Llamathrust, the beginnings
- Pablo Narvaja

- Oct 9, 2019
- 2 min read
What drive me to create my own engine?. First I wanted to do my own physics engine and integrate it into blender game engine but blender had a bad source code and I couldn't find the way to do it. When doing my game engine I felt the need to see what I was doing so I asked my self "How 3d drawing works?" and that got me into 3d rendering and game engines!.

First I needed to choose a graphics API, in my case I choosed opengl because of the amount of tutorials, easy to use and portability. Once I had my 3d scene looking nice and the hability to walk around it I started to make the code more generic and reusable so i had my shader class, mesh class, texture class and so on.

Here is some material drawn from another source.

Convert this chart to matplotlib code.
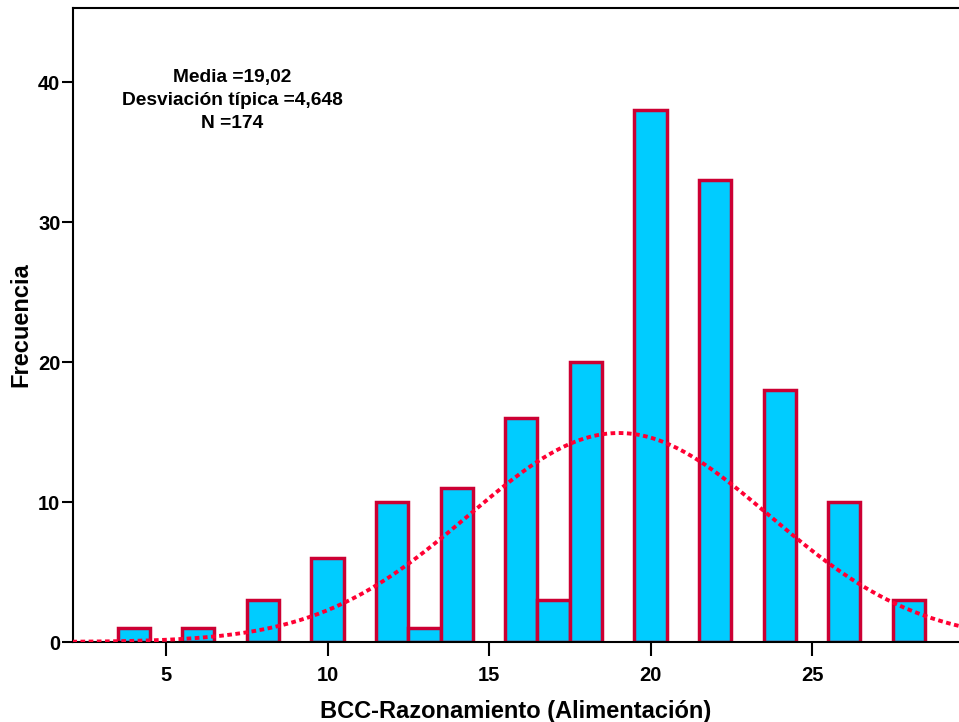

At that moment I was using assimp to import my fbx models to test skeletal animation (this feature was never finished) but I was getting tired of having troubles with the library and it was to big for something so basic at the moment so I had the idea of making my own model file. This isn't a good idea when you want to make your own engine since is a large project but I thought "hey, i will need my own binary file long after why dont start with the basics now?" and I base my file in xml and made an exporter in blender which is awesome since now I am more familiar with blender api than ever before.
But I was forgetting something, everytime I changed something of opengl to adapt my new mesh format the screen went black and I had no way to see the error since the code looked okey but the parameters were not, I was forgetting the debugging environment!!.
So that's when Llamathrust development started. First we need a logging system that don't block the main (rendering) thread, a async logger! (spdlog). Second we need opengl to tell me if an error ocurred, I use the opengl error callback since i use opengl4. And recently I was in the need to draw fast wire objects like aabb's, lines, etc. So I now use glampert's debug draw. From now on I was able to keep developing my engine with easy troubleshooting.

That's all for this post, folks. Bye!